++++ DATA RECORDS

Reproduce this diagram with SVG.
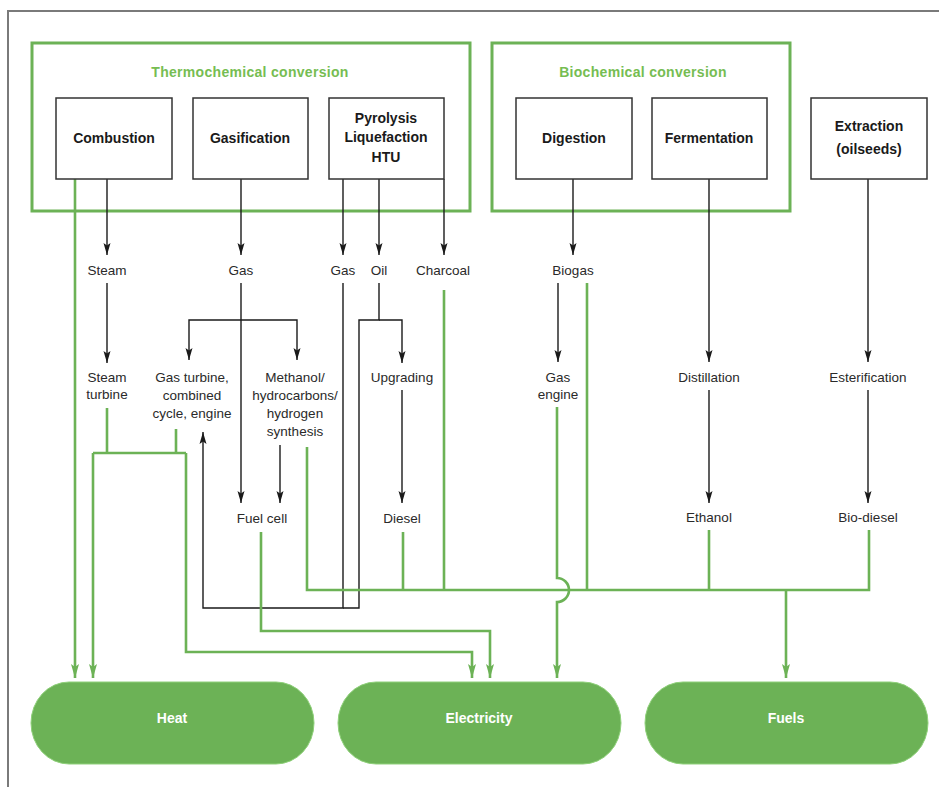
<svg xmlns="http://www.w3.org/2000/svg" width="939" height="787" viewBox="0 0 939 787">
<defs>
<style>
.frame{fill:none;stroke:#7a7a7a;stroke-width:2}
.grp{fill:none;stroke:#6cb256;stroke-width:3}
.box{fill:#fff;stroke:#333;stroke-width:1.5}
.pill{fill:#6cb256;stroke:#8fd07a;stroke-width:1}
.title{font-family:"Liberation Sans",Arial,sans-serif;font-size:14px;font-weight:bold;fill:#76bd52;text-anchor:middle;dominant-baseline:central;letter-spacing:0.3px}
.bt{font-family:"Liberation Sans",Arial,sans-serif;font-size:14px;font-weight:bold;fill:#1a1a1a;text-anchor:middle;dominant-baseline:central}
.lb{font-family:"Liberation Sans",Arial,sans-serif;font-size:13.5px;fill:#2a2a2a;text-anchor:middle;dominant-baseline:central}
.pt{font-family:"Liberation Sans",Arial,sans-serif;font-size:14px;font-weight:bold;fill:#fff;text-anchor:middle;dominant-baseline:central}
.k{fill:none;stroke:#1a1a1a;stroke-width:1.4}
.ka{fill:none;stroke:#1a1a1a;stroke-width:1.4;marker-end:url(#ak)}
.g{fill:none;stroke:#6cb256;stroke-width:2.6}
.ga{fill:none;stroke:#6cb256;stroke-width:2.6;marker-end:url(#ag)}
</style>
<marker id="ak" markerUnits="userSpaceOnUse" markerWidth="13" markerHeight="8" refX="12" refY="3.5" orient="auto" overflow="visible">
<path d="M0,0 L12,3.5 L0,7 L2.5,3.5 z" fill="#1a1a1a"/>
</marker>
<marker id="ag" markerUnits="userSpaceOnUse" markerWidth="15" markerHeight="9" refX="14" refY="4" orient="auto" overflow="visible">
<path d="M0,0 L14,4 L0,8 L3,4 z" fill="#6cb256"/>
</marker>
</defs>
<rect x="0" y="0" width="939" height="787" fill="#fff"/>
<rect class="frame" x="8" y="11" width="1000" height="1000"/>

<g id="thermochemical">
<rect class="grp" x="32" y="43" width="438" height="168"/>
<text class="title" x="250" y="72">Thermochemical conversion</text>
</g>
<g id="biochemical">
<rect class="grp" x="492" y="43" width="298" height="168"/>
<text class="title" x="643" y="72">Biochemical conversion</text>
</g>

<g id="connectors">
<g id="black">
<path class="ka" d="M107,179 V255"/>
<path class="ka" d="M241,179 V255"/>
<path class="ka" d="M343,179 V255"/>
<path class="ka" d="M379,179 V255"/>
<path class="ka" d="M444,179 V255"/>
<path class="ka" d="M573,179 V255"/>
<path class="ka" d="M709,179 V362"/>
<path class="ka" d="M868,179 V362"/>
<path class="ka" d="M107,283 V363"/>
<path class="ka" d="M241,283 V503"/>
<path class="ka" d="M241,320 H189 V360"/>
<path class="ka" d="M241,320 H297 V360"/>
<path class="ka" d="M343,283 V608 H203 V432"/>
<path class="k" d="M379,283 V320 H359 V608 H343"/>
<path class="ka" d="M379,320 H402 V363"/>
<path class="ka" d="M280,445 V503"/>
<path class="ka" d="M402,390 V503"/>
<path class="ka" d="M558,283 V362"/>
<path class="ka" d="M709,390 V503"/>
<path class="ka" d="M868,390 V503"/>
</g>
<g id="green">
<path class="ga" d="M75,179 V678"/>
<path class="g" d="M107,408 V453"/>
<path class="g" d="M176,429 V453"/>
<path class="g" d="M93,453 H186"/>
<path class="ga" d="M93,453 V678"/>
<path class="ga" d="M186,453 V652 H472 V678"/>
<path class="ga" d="M261,532 V631 H490 V678"/>
<path class="g" d="M307,447 V590 H869 V530"/>
<path class="g" d="M403,532 V590"/>
<path class="g" d="M444,290 V590"/>
<path class="g" d="M587,283 V590"/>
<path class="g" d="M709,530 V590"/>
<path class="ga" d="M786,590 V678"/>
<path class="ga" d="M557,407 V578 A12,12 0 0 1 557,602 V678"/>
</g>
</g>

<g id="combustion"><rect class="box" x="56" y="98" width="116" height="81"/><text class="bt" x="114" y="138">Combustion</text></g>
<g id="gasification"><rect class="box" x="193" y="98" width="115" height="81"/><text class="bt" x="250" y="138">Gasification</text></g>
<g id="pyrolysis"><rect class="box" x="329" y="98" width="115" height="81"/><text class="bt" x="386" y="118">Pyrolysis</text><text class="bt" x="386" y="137">Liquefaction</text><text class="bt" x="386" y="157">HTU</text></g>
<g id="digestion"><rect class="box" x="516" y="98" width="116" height="81"/><text class="bt" x="574" y="138">Digestion</text></g>
<g id="fermentation"><rect class="box" x="652" y="98" width="115" height="81"/><text class="bt" x="709" y="138">Fermentation</text></g>
<g id="extraction"><rect class="box" x="811" y="98" width="116" height="81"/><text class="bt" x="869" y="126">Extraction</text><text class="bt" x="869" y="149">(oilseeds)</text></g>

<g id="steam"><text class="lb" x="107" y="270">Steam</text></g>
<g id="gas1"><text class="lb" x="241" y="270">Gas</text></g>
<g id="gas2"><text class="lb" x="343" y="270">Gas</text></g>
<g id="oil"><text class="lb" x="379" y="270">Oil</text></g>
<g id="charcoal"><text class="lb" x="443" y="270">Charcoal</text></g>
<g id="biogas"><text class="lb" x="573" y="270">Biogas</text></g>
<g id="steam-turbine"><text class="lb" x="107" y="377">Steam</text><text class="lb" x="107" y="394">turbine</text></g>
<g id="gas-turbine"><text class="lb" x="192" y="377">Gas turbine,</text><text class="lb" x="192" y="395">combined</text><text class="lb" x="192" y="413">cycle, engine</text></g>
<g id="synthesis"><text class="lb" x="295" y="377">Methanol/</text><text class="lb" x="295" y="395">hydrocarbons/</text><text class="lb" x="295" y="413">hydrogen</text><text class="lb" x="295" y="431">synthesis</text></g>
<g id="upgrading"><text class="lb" x="402" y="377">Upgrading</text></g>
<g id="gas-engine"><text class="lb" x="558" y="377">Gas</text><text class="lb" x="558" y="394">engine</text></g>
<g id="distillation"><text class="lb" x="709" y="377">Distillation</text></g>
<g id="esterification"><text class="lb" x="868" y="377">Esterification</text></g>
<g id="fuel-cell"><text class="lb" x="262" y="518">Fuel cell</text></g>
<g id="diesel"><text class="lb" x="402" y="518">Diesel</text></g>
<g id="ethanol"><text class="lb" x="709" y="517">Ethanol</text></g>
<g id="bio-diesel"><text class="lb" x="868" y="517">Bio-diesel</text></g>

<g id="heat"><rect class="pill" x="31" y="682" width="283" height="82" rx="38" ry="41"/><text class="pt" x="172" y="718">Heat</text></g>
<g id="electricity"><rect class="pill" x="338" y="682" width="283" height="82" rx="38" ry="41"/><text class="pt" x="479" y="718">Electricity</text></g>
<g id="fuels"><rect class="pill" x="645" y="682" width="283" height="82" rx="38" ry="41"/><text class="pt" x="786" y="718">Fuels</text></g>
</svg>
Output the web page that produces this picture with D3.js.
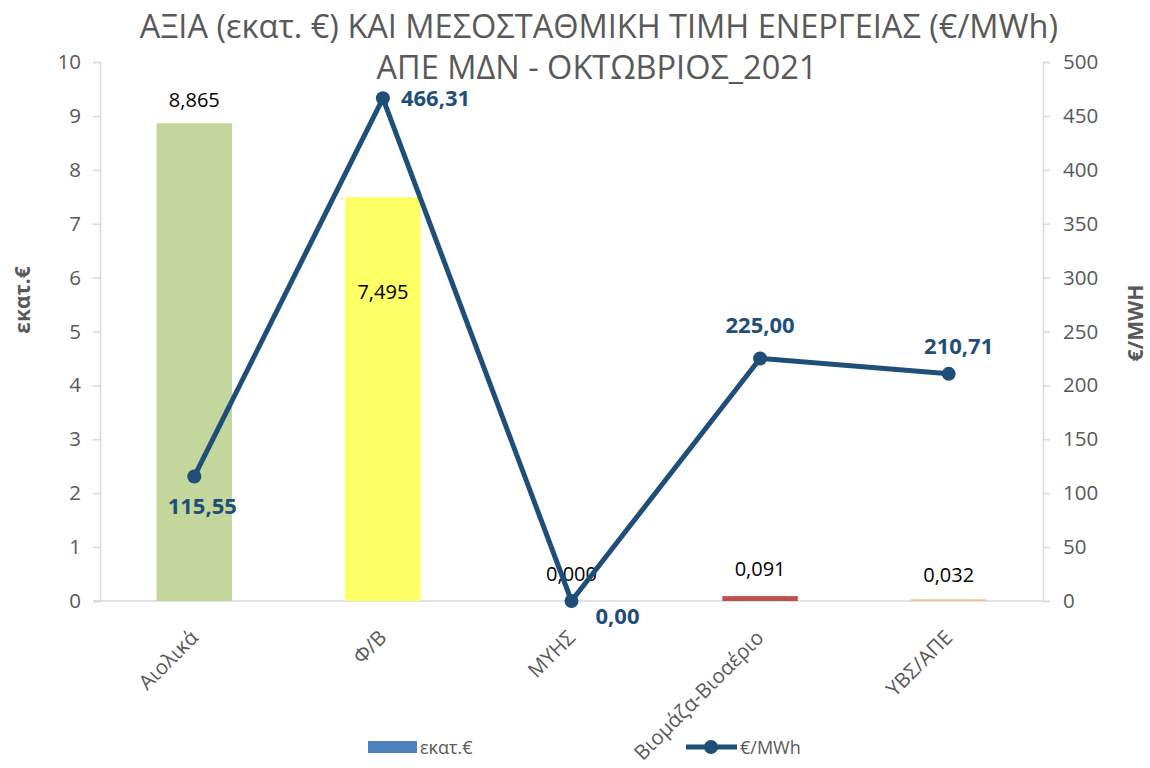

++++++++

▸ GOAL: Copy all the lines of data exactly as they appear, dropping any images.

▸ FINISHED ANSWER:
Reproduce this diagram with SVG.
<svg xmlns="http://www.w3.org/2000/svg" width="939" height="787" viewBox="0 0 939 787">
<defs>
<style>
.frame{fill:none;stroke:#7a7a7a;stroke-width:2}
.grp{fill:none;stroke:#6cb256;stroke-width:3}
.box{fill:#fff;stroke:#333;stroke-width:1.5}
.pill{fill:#6cb256;stroke:#8fd07a;stroke-width:1}
.title{font-family:"Liberation Sans",Arial,sans-serif;font-size:14px;font-weight:bold;fill:#76bd52;text-anchor:middle;dominant-baseline:central;letter-spacing:0.3px}
.bt{font-family:"Liberation Sans",Arial,sans-serif;font-size:14px;font-weight:bold;fill:#1a1a1a;text-anchor:middle;dominant-baseline:central}
.lb{font-family:"Liberation Sans",Arial,sans-serif;font-size:13.5px;fill:#2a2a2a;text-anchor:middle;dominant-baseline:central}
.pt{font-family:"Liberation Sans",Arial,sans-serif;font-size:14px;font-weight:bold;fill:#fff;text-anchor:middle;dominant-baseline:central}
.k{fill:none;stroke:#1a1a1a;stroke-width:1.4}
.ka{fill:none;stroke:#1a1a1a;stroke-width:1.4;marker-end:url(#ak)}
.g{fill:none;stroke:#6cb256;stroke-width:2.6}
.ga{fill:none;stroke:#6cb256;stroke-width:2.6;marker-end:url(#ag)}
</style>
<marker id="ak" markerUnits="userSpaceOnUse" markerWidth="13" markerHeight="8" refX="12" refY="3.5" orient="auto" overflow="visible">
<path d="M0,0 L12,3.5 L0,7 L2.5,3.5 z" fill="#1a1a1a"/>
</marker>
<marker id="ag" markerUnits="userSpaceOnUse" markerWidth="15" markerHeight="9" refX="14" refY="4" orient="auto" overflow="visible">
<path d="M0,0 L14,4 L0,8 L3,4 z" fill="#6cb256"/>
</marker>
</defs>
<rect x="0" y="0" width="939" height="787" fill="#fff"/>
<rect class="frame" x="8" y="11" width="1000" height="1000"/>

<g id="thermochemical">
<rect class="grp" x="32" y="43" width="438" height="168"/>
<text class="title" x="250" y="72">Thermochemical conversion</text>
</g>
<g id="biochemical">
<rect class="grp" x="492" y="43" width="298" height="168"/>
<text class="title" x="643" y="72">Biochemical conversion</text>
</g>

<g id="connectors">
<g id="black">
<path class="ka" d="M107,179 V255"/>
<path class="ka" d="M241,179 V255"/>
<path class="ka" d="M343,179 V255"/>
<path class="ka" d="M379,179 V255"/>
<path class="ka" d="M444,179 V255"/>
<path class="ka" d="M573,179 V255"/>
<path class="ka" d="M709,179 V362"/>
<path class="ka" d="M868,179 V362"/>
<path class="ka" d="M107,283 V363"/>
<path class="ka" d="M241,283 V503"/>
<path class="ka" d="M241,320 H189 V360"/>
<path class="ka" d="M241,320 H297 V360"/>
<path class="ka" d="M343,283 V608 H203 V432"/>
<path class="k" d="M379,283 V320 H359 V608 H343"/>
<path class="ka" d="M379,320 H402 V363"/>
<path class="ka" d="M280,445 V503"/>
<path class="ka" d="M402,390 V503"/>
<path class="ka" d="M558,283 V362"/>
<path class="ka" d="M709,390 V503"/>
<path class="ka" d="M868,390 V503"/>
</g>
<g id="green">
<path class="ga" d="M75,179 V678"/>
<path class="g" d="M107,408 V453"/>
<path class="g" d="M176,429 V453"/>
<path class="g" d="M93,453 H186"/>
<path class="ga" d="M93,453 V678"/>
<path class="ga" d="M186,453 V652 H472 V678"/>
<path class="ga" d="M261,532 V631 H490 V678"/>
<path class="g" d="M307,447 V590 H869 V530"/>
<path class="g" d="M403,532 V590"/>
<path class="g" d="M444,290 V590"/>
<path class="g" d="M587,283 V590"/>
<path class="g" d="M709,530 V590"/>
<path class="ga" d="M786,590 V678"/>
<path class="ga" d="M557,407 V578 A12,12 0 0 1 557,602 V678"/>
</g>
</g>

<g id="combustion"><rect class="box" x="56" y="98" width="116" height="81"/><text class="bt" x="114" y="138">Combustion</text></g>
<g id="gasification"><rect class="box" x="193" y="98" width="115" height="81"/><text class="bt" x="250" y="138">Gasification</text></g>
<g id="pyrolysis"><rect class="box" x="329" y="98" width="115" height="81"/><text class="bt" x="386" y="118">Pyrolysis</text><text class="bt" x="386" y="137">Liquefaction</text><text class="bt" x="386" y="157">HTU</text></g>
<g id="digestion"><rect class="box" x="516" y="98" width="116" height="81"/><text class="bt" x="574" y="138">Digestion</text></g>
<g id="fermentation"><rect class="box" x="652" y="98" width="115" height="81"/><text class="bt" x="709" y="138">Fermentation</text></g>
<g id="extraction"><rect class="box" x="811" y="98" width="116" height="81"/><text class="bt" x="869" y="126">Extraction</text><text class="bt" x="869" y="149">(oilseeds)</text></g>

<g id="steam"><text class="lb" x="107" y="270">Steam</text></g>
<g id="gas1"><text class="lb" x="241" y="270">Gas</text></g>
<g id="gas2"><text class="lb" x="343" y="270">Gas</text></g>
<g id="oil"><text class="lb" x="379" y="270">Oil</text></g>
<g id="charcoal"><text class="lb" x="443" y="270">Charcoal</text></g>
<g id="biogas"><text class="lb" x="573" y="270">Biogas</text></g>
<g id="steam-turbine"><text class="lb" x="107" y="377">Steam</text><text class="lb" x="107" y="394">turbine</text></g>
<g id="gas-turbine"><text class="lb" x="192" y="377">Gas turbine,</text><text class="lb" x="192" y="395">combined</text><text class="lb" x="192" y="413">cycle, engine</text></g>
<g id="synthesis"><text class="lb" x="295" y="377">Methanol/</text><text class="lb" x="295" y="395">hydrocarbons/</text><text class="lb" x="295" y="413">hydrogen</text><text class="lb" x="295" y="431">synthesis</text></g>
<g id="upgrading"><text class="lb" x="402" y="377">Upgrading</text></g>
<g id="gas-engine"><text class="lb" x="558" y="377">Gas</text><text class="lb" x="558" y="394">engine</text></g>
<g id="distillation"><text class="lb" x="709" y="377">Distillation</text></g>
<g id="esterification"><text class="lb" x="868" y="377">Esterification</text></g>
<g id="fuel-cell"><text class="lb" x="262" y="518">Fuel cell</text></g>
<g id="diesel"><text class="lb" x="402" y="518">Diesel</text></g>
<g id="ethanol"><text class="lb" x="709" y="517">Ethanol</text></g>
<g id="bio-diesel"><text class="lb" x="868" y="517">Bio-diesel</text></g>

<g id="heat"><rect class="pill" x="31" y="682" width="283" height="82" rx="38" ry="41"/><text class="pt" x="172" y="718">Heat</text></g>
<g id="electricity"><rect class="pill" x="338" y="682" width="283" height="82" rx="38" ry="41"/><text class="pt" x="479" y="718">Electricity</text></g>
<g id="fuels"><rect class="pill" x="645" y="682" width="283" height="82" rx="38" ry="41"/><text class="pt" x="786" y="718">Fuels</text></g>
</svg>
Output the web page that produces this picture with D3.js.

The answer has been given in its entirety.